Before reading this post, you MUST read the recent, short article by Doug Glanville of the New York Times. Otherwise, this post will be coming out of FAR left field... Click on the link below to view the article, then read my post. Please leave a comment if anything in either article gets your wheels turning.
That's an on-point article! While I am only a legend in my own mind (a true minor leaguer), I have tasted what he's talking about while on tour. I learned a WHOLE LOT about how your placement, or image, or status, can dictate how (and how many) people treat you. I can't tell you how many times I have been completely invisible to a female (or male) until AFTER I get off stage, even when I'm not the headliner or a main part of the show. It feels like there is some weird transitive property of fame and status.

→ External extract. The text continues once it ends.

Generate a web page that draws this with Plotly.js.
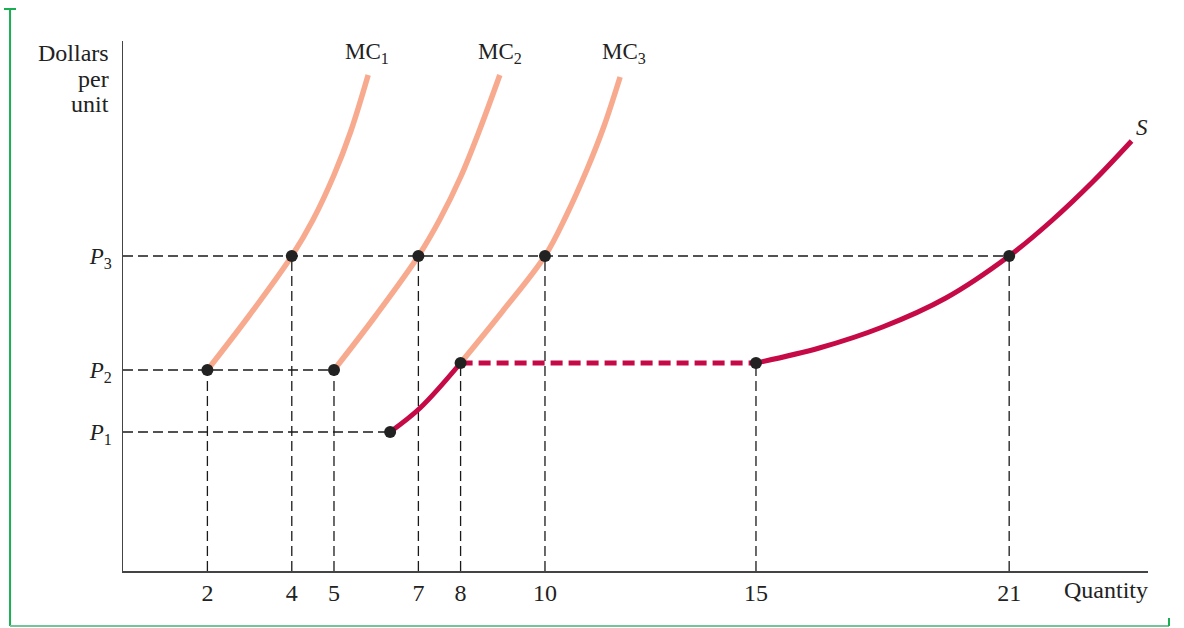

I've also watched colleagues use that status to get virtually anything and everything for free while on the road, including meals, drugs, sex, lodging, attention, etc. It didn't take me long to appreciate the path of destruction that is left in the wake. As more and more bridges get burned, and more and more friends are revealed to be just acquaintances, the person with the status pays the ultimate price... they are left empty.
It's feels good to be traveling, but to not be "on tour." In the last few weeks I've sat in a dozen different clubs, listened to a dozen different bands, and met dozens of people. The vast majority of them have no idea that I've performed in front of thousands of people, with some of their favorite artists. I would like to do some shows here before I leave, but I'm not in any rush. I find myself wondering which people, if any, will suddenly take an interest in me once I step off stage... and what their motivations will be.
In the meantime, I'm enjoying just listening to the band, and giving them their props after the show. I guess I'd rather be a groupie, than be groupied.